After Christmas dinner, I spent more than enough time hanging out at my parent’s house and ached for Hoboken. My mom suggested that I stay over the night because of that evening’s traffic, but have you ever done the commute from Middletown to NYC in the morning? MISERABLE. Last time I sat in traffic for three hours and almost had a stroke. So I packed about 7 bags (seriously, I looked like I was homeless) and got out of there nice and early.
Apparently this was a typical idea because when I arrived at the train station, the majority of the people where about my age standing and waiting for the train with their dads. My dad left, I guess not occurring to him to keep me company, which was fine because I preferred to sit and people watch and listen til my train arrived anyway.
“I don’t know about shit, but both places sound pretty miserable to me, ” said a son to his Irish American father. They were talking about the son’s friend overseas and he couldn’t remember where his friend was – Afghanistan or Iraq – but knew he wasn’t planning on going to either one.
(In an Irish accent), “Why don’t you put your boots on, it’s mighty cold out”.
Son- Why should I? It’s not bad out. That would entail me to have to take all my stuff out of my bag to find them.
Subject over. They start talking about something new.
Five minutes later, the dad mentions something AGAIN about the boots and the son still resisted. Then the son ran to the bathroom, asking his father to watch his things. While gone, dad took it upon himself to root through the bag and pull out the boots. When the son returned, he rolled his eyes at his dad, sighed, and put on the boots.
It must be difficult for parents when their children are in their mid-twenties, teetering the line of childhood and adulthood.
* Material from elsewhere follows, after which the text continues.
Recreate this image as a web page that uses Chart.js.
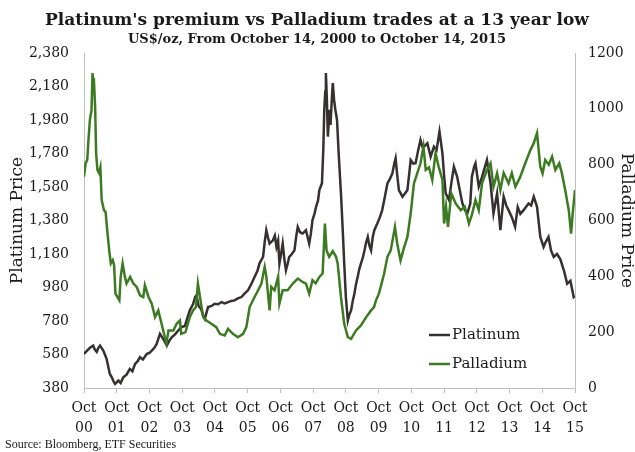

We are capable to live on our own, work at real jobs, and support ourselves, but also continue to be spoiled by parents to a certain extent and often need advice on unknown dealings in the adult world. But what are the boundaries? How far can they push until we revert back to the sarcastic-teenager “Ok! Fine! I wish I never was born”- door slammers?
My parents, I’m sure like everyone else’s, make me feel like an idiot half the time due to the questions and nagging I get. Some of the classics include, “Well Kristine, you can’t burn the candle at both ends, you need to live within your means, you need to balance your check book, blah blah…”
My favorite dad question of the week was, (on Christmas day driving to the train station), “I presume you check the holiday time schedule. It is Christmas and I’m sure they are different”.
Me, without thinking, say in a 14 year old voice, “Um. I know. I’m not retarded. Obviously.”
When do we become adults in their eyes? Do we ever? Hm. I don’t think so. To this day, My 87 year old grandma nags and dumb question my 59 yr old father and right away my dad answers in that familiar “I KNOW MOM” tone. Just shows you that no matter how old you may be, to your parents you timelessly remain their sweet little 8 year old who know nothing about nothing.